Hello and welcome. Thank you for requesting me. I apologize for the delay. I was not online at the time you posted your question, and am not sure why I was being shown as online. I just logged on and saw your request. Do you know what kind of care the tortoise received before you got her - UVB light or not, food, etc.? Who was the vet you saw? Thank you.

Customer: replied 1 year ago.
She was seen at All Creatures Animal Hospital in East Amherst NY. I am not sure of her exact diet, but she was given to me with grassland tortoise food (zoo med brand) and I had shared our tortoises food lists with the owners a year ago.
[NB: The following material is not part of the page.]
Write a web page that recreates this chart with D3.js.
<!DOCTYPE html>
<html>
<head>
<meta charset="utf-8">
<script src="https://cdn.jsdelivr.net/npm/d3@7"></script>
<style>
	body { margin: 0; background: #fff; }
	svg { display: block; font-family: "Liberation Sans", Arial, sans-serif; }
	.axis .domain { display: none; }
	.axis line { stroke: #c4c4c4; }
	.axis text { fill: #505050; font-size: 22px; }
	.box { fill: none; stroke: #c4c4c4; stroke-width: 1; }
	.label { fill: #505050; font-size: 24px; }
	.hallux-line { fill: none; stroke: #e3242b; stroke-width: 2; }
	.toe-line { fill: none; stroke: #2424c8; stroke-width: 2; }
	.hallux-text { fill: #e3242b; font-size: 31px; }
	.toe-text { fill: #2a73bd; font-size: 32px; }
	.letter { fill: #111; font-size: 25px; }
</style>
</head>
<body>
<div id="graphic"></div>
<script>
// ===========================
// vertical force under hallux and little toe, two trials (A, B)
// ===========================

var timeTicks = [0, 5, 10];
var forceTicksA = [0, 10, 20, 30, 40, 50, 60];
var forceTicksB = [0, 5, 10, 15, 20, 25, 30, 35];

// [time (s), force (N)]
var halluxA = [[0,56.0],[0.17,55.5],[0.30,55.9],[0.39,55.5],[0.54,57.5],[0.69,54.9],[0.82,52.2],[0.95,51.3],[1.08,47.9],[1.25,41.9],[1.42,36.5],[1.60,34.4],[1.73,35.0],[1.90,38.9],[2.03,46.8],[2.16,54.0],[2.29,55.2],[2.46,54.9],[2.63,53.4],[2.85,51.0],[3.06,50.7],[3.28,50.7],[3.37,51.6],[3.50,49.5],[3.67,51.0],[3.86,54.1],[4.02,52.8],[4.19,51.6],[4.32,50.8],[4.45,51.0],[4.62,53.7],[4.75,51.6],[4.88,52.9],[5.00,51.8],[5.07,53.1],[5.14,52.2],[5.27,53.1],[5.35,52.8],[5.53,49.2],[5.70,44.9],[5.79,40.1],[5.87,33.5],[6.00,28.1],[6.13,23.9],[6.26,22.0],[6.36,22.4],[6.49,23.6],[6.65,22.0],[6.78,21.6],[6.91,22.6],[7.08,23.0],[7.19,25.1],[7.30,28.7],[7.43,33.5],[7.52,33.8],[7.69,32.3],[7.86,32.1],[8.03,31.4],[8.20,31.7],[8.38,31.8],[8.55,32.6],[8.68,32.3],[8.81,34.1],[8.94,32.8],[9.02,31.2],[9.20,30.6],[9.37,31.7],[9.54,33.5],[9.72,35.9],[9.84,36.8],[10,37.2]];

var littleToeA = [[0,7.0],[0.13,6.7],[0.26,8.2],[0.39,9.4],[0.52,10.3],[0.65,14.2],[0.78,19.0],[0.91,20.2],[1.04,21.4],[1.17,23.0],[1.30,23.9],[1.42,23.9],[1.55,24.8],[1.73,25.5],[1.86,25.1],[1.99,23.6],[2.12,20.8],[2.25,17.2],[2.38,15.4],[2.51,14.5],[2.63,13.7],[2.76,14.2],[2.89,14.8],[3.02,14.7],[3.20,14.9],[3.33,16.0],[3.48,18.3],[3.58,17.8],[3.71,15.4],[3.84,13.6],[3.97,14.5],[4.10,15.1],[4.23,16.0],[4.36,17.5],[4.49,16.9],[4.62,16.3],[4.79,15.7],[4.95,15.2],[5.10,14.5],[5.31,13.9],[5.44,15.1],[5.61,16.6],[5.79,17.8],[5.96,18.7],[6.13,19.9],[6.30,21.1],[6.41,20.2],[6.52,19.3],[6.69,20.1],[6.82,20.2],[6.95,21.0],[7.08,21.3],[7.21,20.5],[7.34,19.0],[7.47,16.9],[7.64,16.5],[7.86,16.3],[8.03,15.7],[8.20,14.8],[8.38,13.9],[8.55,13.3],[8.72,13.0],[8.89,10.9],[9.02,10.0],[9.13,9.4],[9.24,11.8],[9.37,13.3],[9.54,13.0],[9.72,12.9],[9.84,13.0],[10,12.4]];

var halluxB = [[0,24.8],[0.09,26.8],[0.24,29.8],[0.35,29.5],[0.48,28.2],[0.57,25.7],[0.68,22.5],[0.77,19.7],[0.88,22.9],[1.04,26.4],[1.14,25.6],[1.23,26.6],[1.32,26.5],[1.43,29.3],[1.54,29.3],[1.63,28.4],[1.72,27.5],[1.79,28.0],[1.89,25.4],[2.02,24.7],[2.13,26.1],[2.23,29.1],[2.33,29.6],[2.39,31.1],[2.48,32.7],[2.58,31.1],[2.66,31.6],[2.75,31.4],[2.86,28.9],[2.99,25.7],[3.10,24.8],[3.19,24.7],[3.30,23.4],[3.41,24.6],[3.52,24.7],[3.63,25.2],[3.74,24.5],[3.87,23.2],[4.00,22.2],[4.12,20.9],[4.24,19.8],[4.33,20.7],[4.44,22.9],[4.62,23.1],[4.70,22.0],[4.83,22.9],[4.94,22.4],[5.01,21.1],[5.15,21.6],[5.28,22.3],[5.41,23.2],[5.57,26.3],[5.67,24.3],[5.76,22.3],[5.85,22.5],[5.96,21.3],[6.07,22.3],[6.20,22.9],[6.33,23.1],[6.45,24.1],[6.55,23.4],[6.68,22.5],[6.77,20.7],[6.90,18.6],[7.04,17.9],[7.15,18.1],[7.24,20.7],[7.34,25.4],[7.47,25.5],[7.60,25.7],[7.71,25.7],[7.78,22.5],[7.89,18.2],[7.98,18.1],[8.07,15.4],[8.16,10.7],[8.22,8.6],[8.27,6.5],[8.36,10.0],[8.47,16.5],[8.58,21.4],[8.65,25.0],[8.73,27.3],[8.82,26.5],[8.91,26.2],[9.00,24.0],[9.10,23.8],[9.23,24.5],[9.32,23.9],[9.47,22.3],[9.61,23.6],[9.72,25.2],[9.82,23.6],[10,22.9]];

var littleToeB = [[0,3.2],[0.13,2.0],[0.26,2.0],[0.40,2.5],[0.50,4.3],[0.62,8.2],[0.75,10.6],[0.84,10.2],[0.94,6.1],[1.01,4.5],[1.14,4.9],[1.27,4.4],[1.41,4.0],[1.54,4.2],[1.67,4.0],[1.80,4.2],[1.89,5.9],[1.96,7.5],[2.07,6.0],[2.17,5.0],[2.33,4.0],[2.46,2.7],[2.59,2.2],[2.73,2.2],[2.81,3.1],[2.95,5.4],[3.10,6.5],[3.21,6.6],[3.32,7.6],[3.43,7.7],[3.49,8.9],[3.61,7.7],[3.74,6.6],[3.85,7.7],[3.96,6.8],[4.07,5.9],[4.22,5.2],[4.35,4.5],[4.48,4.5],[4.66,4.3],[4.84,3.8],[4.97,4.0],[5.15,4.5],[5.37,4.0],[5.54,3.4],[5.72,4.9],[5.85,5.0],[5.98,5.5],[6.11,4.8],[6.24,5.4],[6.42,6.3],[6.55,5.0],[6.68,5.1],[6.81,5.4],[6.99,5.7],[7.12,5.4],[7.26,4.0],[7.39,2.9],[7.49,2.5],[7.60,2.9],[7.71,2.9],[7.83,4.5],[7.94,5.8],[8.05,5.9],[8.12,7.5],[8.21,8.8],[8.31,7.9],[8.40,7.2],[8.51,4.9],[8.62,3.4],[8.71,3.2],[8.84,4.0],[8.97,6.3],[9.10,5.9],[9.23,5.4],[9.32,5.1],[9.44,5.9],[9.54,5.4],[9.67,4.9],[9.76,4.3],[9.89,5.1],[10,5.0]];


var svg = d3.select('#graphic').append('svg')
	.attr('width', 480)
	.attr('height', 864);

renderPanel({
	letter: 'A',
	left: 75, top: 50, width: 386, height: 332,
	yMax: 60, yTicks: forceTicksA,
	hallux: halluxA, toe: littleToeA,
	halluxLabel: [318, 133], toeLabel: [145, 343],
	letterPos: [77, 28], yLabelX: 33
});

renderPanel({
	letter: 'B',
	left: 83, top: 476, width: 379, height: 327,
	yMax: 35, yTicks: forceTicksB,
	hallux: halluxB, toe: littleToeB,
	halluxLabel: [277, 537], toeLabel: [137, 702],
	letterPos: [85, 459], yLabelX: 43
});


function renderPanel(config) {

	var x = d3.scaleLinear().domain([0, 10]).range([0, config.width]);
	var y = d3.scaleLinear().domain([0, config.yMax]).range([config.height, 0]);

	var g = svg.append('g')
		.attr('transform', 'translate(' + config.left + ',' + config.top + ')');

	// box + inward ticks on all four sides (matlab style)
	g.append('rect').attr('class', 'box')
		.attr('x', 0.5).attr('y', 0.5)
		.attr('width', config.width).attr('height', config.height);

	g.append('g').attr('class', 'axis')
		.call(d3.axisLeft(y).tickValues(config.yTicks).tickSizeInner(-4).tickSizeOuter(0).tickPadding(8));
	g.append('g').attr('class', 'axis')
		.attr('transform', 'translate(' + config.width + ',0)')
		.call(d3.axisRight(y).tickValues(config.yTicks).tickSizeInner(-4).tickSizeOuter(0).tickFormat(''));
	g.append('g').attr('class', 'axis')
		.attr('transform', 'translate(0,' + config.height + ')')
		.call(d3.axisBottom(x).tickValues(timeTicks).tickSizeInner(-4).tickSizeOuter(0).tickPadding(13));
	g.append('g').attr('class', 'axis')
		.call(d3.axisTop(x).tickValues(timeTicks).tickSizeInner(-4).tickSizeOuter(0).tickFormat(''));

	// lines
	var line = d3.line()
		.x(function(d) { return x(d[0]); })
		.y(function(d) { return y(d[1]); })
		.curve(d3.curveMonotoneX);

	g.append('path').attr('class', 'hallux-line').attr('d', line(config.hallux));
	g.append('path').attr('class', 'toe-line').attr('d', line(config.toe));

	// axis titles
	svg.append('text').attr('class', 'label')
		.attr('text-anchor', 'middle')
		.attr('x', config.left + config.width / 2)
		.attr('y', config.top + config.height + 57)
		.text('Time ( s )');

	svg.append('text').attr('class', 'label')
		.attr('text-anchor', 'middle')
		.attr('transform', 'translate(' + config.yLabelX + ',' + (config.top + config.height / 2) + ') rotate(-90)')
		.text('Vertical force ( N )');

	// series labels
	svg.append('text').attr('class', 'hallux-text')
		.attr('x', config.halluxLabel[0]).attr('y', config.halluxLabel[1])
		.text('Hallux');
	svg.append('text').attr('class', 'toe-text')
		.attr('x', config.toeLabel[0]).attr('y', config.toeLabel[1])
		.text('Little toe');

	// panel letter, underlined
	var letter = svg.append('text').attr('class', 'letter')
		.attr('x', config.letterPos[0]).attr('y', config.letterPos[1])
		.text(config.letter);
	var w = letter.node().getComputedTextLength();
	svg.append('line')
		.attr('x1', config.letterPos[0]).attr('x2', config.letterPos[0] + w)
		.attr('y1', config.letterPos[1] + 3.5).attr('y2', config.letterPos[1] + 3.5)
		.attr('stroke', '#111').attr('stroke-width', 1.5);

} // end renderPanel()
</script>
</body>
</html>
We have had her for 3 months now and she is eating a diet that is high in Kale and other Calcium rich foods. She's not as active as our younger tortoise, but does get around without using her hind legs. She also came with her own UVB light, I know they used it.
Expert:  Anna replied 1 year ago.

Thank you for getting back to me. I'm working on your answer, and will post it as soon as I have it typed up. I'll be back shortly.
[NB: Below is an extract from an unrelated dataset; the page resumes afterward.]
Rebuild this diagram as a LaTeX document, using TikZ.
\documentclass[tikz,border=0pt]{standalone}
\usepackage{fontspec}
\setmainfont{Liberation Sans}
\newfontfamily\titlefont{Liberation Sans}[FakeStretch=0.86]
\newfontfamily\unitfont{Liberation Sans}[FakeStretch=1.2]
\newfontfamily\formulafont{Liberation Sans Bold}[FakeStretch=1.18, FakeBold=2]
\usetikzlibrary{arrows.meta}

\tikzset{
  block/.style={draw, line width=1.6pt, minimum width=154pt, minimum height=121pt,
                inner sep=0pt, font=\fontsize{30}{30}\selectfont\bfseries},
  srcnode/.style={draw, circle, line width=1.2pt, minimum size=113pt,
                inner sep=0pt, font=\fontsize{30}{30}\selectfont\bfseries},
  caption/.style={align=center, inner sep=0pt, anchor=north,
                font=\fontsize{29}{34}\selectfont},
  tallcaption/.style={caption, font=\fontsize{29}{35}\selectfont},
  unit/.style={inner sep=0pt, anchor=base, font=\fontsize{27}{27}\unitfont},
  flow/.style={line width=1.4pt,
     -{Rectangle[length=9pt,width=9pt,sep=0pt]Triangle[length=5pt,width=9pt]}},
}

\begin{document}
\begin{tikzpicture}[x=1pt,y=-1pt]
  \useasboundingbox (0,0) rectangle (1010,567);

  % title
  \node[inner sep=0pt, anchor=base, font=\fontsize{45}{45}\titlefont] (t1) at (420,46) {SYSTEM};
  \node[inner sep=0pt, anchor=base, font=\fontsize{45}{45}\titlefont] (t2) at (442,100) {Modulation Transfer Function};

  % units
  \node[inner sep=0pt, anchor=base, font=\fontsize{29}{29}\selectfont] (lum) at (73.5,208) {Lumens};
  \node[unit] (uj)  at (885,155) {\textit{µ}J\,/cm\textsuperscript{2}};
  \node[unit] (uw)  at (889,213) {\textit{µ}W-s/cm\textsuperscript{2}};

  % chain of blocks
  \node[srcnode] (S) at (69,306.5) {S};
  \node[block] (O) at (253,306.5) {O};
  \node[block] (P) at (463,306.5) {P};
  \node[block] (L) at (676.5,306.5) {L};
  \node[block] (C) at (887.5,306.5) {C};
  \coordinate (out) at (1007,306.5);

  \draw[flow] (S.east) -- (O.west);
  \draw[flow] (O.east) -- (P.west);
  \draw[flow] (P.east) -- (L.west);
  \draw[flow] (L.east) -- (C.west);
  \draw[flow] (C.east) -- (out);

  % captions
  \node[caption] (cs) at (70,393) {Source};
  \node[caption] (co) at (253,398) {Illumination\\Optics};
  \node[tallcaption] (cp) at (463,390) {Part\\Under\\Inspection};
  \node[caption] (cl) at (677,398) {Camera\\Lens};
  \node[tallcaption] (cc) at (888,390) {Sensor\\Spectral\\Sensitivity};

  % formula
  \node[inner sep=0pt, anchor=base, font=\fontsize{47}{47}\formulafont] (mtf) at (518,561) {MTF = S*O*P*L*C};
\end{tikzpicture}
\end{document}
Expert:  Anna replied 1 year ago.

Thank you for waiting. This tortoise has classic symptoms of Metabolic Bone Disease (MBD), so the vet was on track with a calcium supplement. However, that doesn't go far enough. I recommend that you get a new UVB light as soon as possible. We don't know how old the present one is. The lights give off visible light for years, but after about 6 months, no UVB light is emitted. Since UVB is invisible to us, we aren't aware of this. Also, if a coil/spiral bulb is used, they are inconsistent in output. They may put out enough UVB to damage the eyes, or so little that MBD isn't prevented. I recommend the Reptisun 10.0 in the straight tube style.

Also, pick up a cuttlebone. These are sold in the bird department of pets stores and are very inexpensive. Just place it in the enclosure. Don't use the holder that comes with it. Most tortoises will eat cuttlebone, and that is a good source of calcium. Kale, and a number of other so-called calcium rich foods actually promote MBD. The calcium they contain is in the form of an oxalate, which binds calcium to a form the body can't use. That leads to a deficiency. I suspect you got your information on feeding from a pet store, an outdated book, a misinformed breeder, or a less than reputable website. Unfortunately, such information is often incorrect. Those commercial foods are worthless. Tortoises need a high fiber diet. Greens are important, but greens alone don't contain enough fiber. Hay and grasses should be a big part of the diet. Buy some tasty varieties of hay. Oxbow packages high quality hays for pets. I found one company that will ship Oxbow products. The botanical blend would be best for tortoises because it has a mixture of hays and herbs:

Of course, greens such as dandelion, collards, and turnip greens are also good, but your tortoise really needs the fiber found in hays and grasses.

You can read much more about diet at the following reputable site:

The same site has a good care sheet:

The only way to reverse MBD is to provide both calcium and UVB. If your tortoise won't eat the cuttlebone, you'll need to find a vet who can provide an injected form of calcium. The vets you saw are actually reptile vets, and they should be able to help with this.

If you have more questions, let me know in a REPLY. I hope you'll be able to nurse the tortoise back to health.